DATA FOR THE TASK:
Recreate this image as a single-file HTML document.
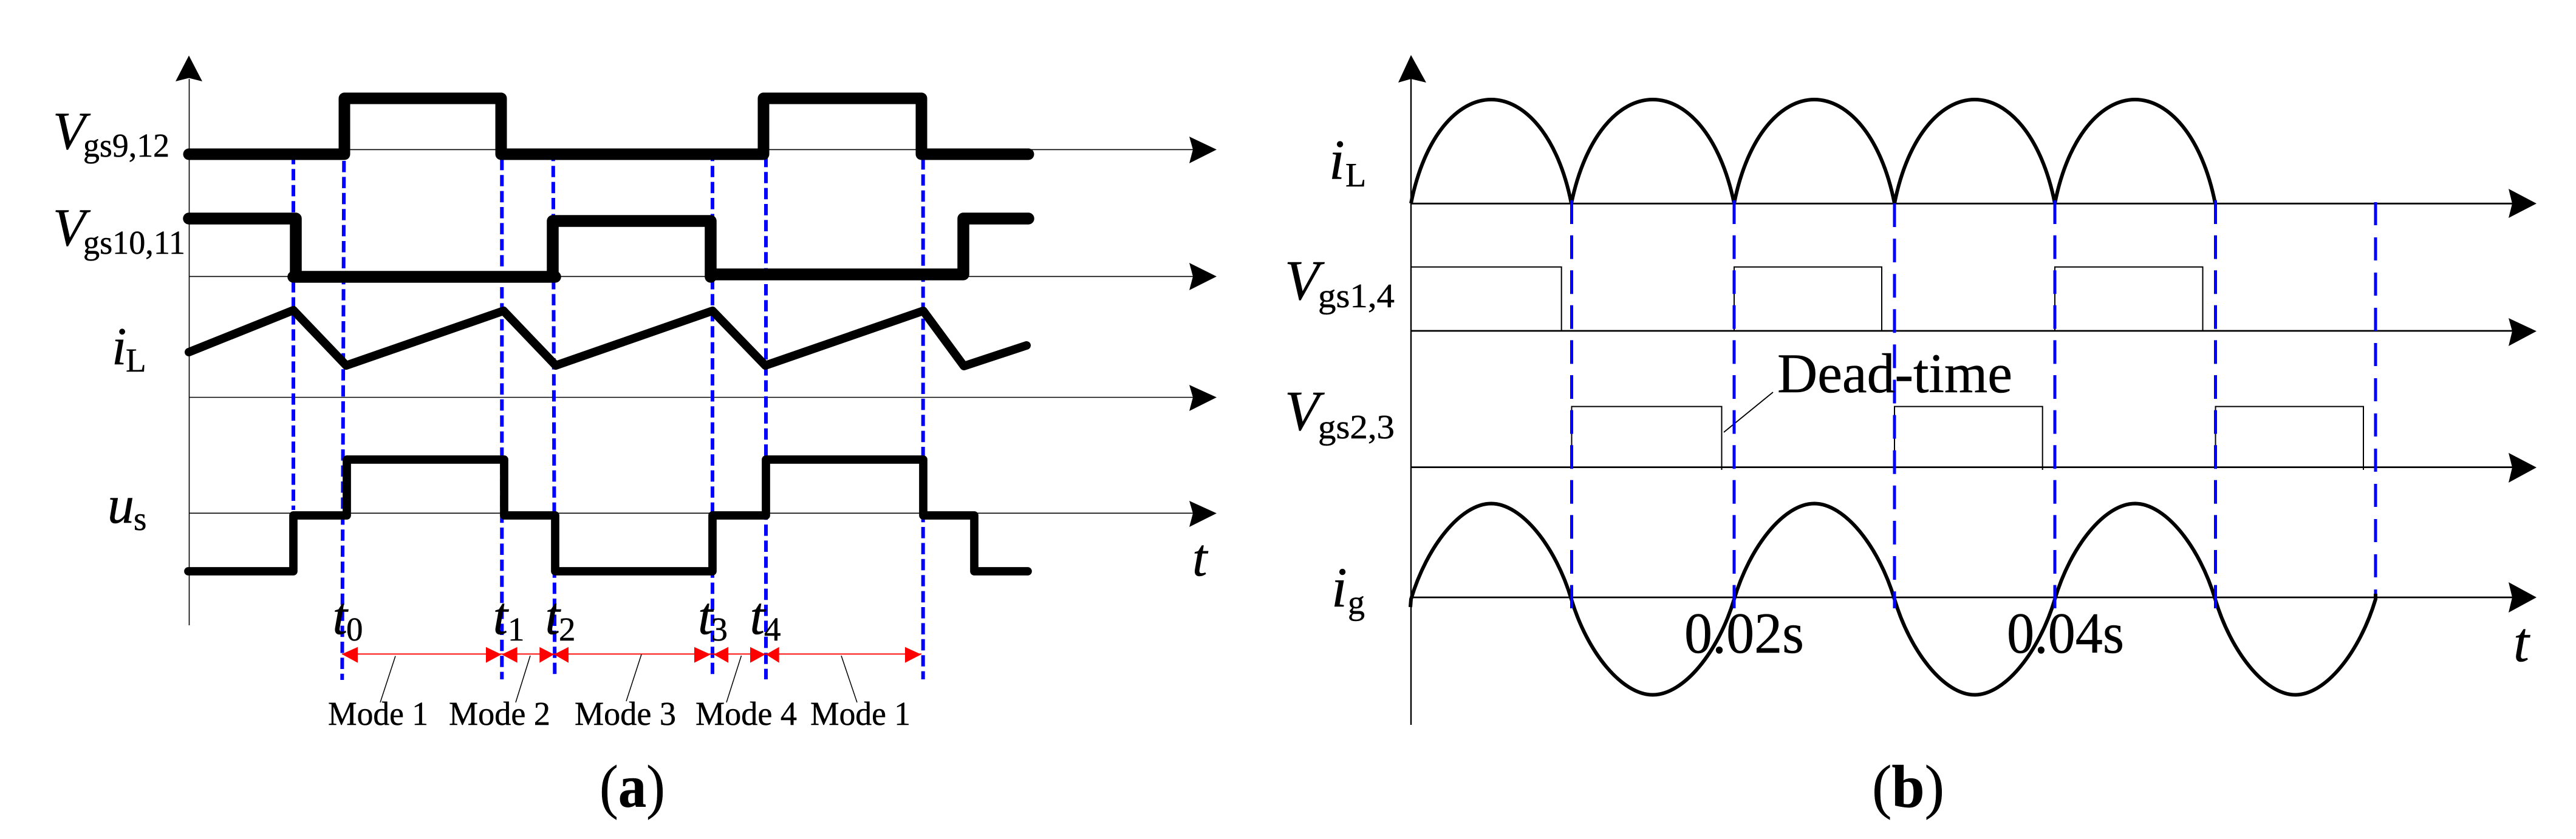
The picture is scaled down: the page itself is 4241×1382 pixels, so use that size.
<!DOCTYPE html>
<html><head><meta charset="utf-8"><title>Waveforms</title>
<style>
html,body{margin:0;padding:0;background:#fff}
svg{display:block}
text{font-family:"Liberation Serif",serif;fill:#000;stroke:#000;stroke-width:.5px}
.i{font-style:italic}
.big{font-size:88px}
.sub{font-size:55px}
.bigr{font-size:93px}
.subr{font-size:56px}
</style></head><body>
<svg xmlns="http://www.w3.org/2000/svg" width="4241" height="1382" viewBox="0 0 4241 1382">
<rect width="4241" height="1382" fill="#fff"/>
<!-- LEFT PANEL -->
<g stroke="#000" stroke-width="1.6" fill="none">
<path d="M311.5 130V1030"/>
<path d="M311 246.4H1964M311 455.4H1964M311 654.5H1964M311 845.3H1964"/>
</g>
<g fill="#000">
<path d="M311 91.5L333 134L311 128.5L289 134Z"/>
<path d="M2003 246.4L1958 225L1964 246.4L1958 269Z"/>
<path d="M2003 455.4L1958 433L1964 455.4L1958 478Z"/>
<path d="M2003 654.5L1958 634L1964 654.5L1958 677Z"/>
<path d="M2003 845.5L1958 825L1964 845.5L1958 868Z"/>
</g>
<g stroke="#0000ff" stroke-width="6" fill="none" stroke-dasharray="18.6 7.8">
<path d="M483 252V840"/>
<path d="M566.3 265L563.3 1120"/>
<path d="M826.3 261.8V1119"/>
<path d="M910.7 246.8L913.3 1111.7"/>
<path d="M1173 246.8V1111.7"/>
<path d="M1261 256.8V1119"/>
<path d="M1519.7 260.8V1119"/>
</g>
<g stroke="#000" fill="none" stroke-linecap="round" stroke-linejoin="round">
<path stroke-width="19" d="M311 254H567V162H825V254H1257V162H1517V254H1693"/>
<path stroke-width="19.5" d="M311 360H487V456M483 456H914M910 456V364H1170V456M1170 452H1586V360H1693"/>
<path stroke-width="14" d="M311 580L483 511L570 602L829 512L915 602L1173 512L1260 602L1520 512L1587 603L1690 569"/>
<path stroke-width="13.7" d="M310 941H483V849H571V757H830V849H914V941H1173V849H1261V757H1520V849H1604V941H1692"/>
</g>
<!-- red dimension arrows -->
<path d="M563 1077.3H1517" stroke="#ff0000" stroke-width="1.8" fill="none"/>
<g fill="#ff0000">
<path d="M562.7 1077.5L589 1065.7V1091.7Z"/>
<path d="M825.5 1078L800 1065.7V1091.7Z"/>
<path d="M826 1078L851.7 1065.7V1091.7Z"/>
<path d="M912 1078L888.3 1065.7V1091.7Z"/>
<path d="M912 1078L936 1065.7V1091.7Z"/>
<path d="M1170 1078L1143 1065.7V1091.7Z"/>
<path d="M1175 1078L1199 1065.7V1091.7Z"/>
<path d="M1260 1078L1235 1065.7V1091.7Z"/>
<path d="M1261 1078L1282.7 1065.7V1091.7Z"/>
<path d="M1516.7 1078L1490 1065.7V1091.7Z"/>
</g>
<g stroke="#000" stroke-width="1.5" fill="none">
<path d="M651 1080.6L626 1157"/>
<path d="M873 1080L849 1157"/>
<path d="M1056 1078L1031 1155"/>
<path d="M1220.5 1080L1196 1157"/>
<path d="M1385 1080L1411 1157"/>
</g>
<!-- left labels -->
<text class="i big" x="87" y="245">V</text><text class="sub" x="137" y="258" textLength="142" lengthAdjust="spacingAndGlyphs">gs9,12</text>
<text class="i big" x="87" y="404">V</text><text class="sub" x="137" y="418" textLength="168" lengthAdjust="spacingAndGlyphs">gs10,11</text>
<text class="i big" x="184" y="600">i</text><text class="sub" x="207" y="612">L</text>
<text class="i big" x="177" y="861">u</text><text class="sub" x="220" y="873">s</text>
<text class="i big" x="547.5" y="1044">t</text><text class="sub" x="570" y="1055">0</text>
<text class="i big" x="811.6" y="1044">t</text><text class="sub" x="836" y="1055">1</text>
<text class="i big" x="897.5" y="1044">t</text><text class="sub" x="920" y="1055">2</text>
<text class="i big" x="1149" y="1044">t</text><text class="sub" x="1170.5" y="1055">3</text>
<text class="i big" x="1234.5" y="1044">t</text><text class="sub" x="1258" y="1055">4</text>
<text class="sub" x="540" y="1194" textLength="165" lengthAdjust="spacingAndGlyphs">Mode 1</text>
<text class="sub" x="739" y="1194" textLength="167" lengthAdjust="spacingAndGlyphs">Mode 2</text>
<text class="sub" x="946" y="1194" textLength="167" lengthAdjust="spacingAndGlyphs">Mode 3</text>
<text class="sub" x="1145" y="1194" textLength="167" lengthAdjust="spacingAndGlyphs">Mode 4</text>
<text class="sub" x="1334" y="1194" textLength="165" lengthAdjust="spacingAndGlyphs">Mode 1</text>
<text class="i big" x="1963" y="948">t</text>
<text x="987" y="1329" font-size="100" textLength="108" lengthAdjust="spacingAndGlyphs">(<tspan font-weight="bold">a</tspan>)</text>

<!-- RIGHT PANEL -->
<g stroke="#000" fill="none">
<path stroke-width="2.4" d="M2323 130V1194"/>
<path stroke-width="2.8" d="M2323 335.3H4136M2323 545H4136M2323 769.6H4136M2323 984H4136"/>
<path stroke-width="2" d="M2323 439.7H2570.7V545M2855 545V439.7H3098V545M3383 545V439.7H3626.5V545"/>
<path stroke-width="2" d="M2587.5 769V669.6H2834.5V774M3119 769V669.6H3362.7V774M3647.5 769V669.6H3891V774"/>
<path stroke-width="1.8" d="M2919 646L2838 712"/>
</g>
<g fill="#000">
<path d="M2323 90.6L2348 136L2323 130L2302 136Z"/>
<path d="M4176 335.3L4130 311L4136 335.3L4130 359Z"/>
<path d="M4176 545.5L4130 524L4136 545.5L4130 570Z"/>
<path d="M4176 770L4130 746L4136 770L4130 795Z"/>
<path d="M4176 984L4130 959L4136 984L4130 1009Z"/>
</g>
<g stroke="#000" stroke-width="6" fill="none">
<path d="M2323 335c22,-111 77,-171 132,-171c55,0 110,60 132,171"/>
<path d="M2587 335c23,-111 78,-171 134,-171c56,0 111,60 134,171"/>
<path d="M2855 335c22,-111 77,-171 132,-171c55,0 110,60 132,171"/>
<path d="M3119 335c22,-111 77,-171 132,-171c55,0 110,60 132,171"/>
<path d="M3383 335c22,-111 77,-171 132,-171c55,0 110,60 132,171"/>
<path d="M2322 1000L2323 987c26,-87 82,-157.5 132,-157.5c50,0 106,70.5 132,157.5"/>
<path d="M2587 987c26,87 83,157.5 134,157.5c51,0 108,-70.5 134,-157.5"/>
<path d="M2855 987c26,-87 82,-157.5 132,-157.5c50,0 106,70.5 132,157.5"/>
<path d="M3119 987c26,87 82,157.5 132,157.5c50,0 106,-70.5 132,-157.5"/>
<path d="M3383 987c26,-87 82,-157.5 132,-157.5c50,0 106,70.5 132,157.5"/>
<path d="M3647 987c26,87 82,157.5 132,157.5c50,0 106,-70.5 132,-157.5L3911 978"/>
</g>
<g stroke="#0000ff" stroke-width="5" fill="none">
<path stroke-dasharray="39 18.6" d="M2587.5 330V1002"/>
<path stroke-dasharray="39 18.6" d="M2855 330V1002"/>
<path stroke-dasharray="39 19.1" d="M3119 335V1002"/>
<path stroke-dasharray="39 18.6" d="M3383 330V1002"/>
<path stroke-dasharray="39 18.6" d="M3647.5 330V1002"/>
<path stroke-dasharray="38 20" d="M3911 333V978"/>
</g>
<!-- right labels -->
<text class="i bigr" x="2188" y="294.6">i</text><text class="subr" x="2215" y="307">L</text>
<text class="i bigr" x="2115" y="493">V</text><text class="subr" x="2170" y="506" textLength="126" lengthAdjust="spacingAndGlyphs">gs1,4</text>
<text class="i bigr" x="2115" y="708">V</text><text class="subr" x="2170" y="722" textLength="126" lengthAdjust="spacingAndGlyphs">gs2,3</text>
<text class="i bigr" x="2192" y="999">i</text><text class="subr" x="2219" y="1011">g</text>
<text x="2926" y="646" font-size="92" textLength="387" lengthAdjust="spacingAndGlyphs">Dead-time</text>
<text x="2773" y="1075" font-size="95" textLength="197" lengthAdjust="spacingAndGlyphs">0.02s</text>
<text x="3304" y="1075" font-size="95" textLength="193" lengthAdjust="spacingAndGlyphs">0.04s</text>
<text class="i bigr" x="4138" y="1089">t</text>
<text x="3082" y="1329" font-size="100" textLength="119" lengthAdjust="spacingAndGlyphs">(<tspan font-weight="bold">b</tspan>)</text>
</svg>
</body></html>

...

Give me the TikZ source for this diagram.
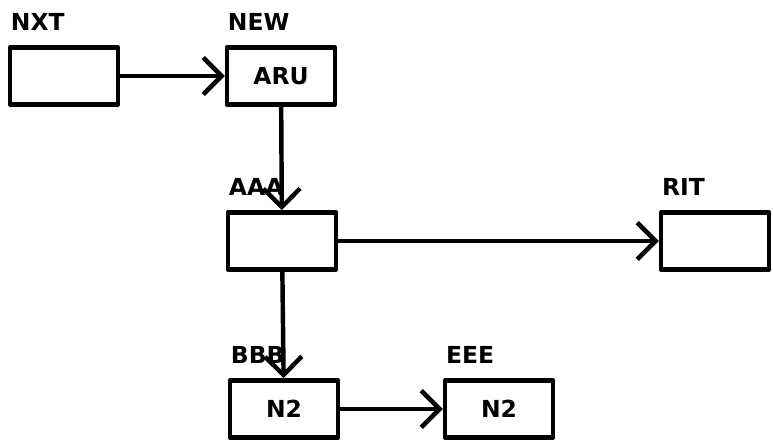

GIVEN REQUEST:
Determine the number of lines in the entries above where the string "size" appears. Answer with the number alone.

FULL RESPONSE:
10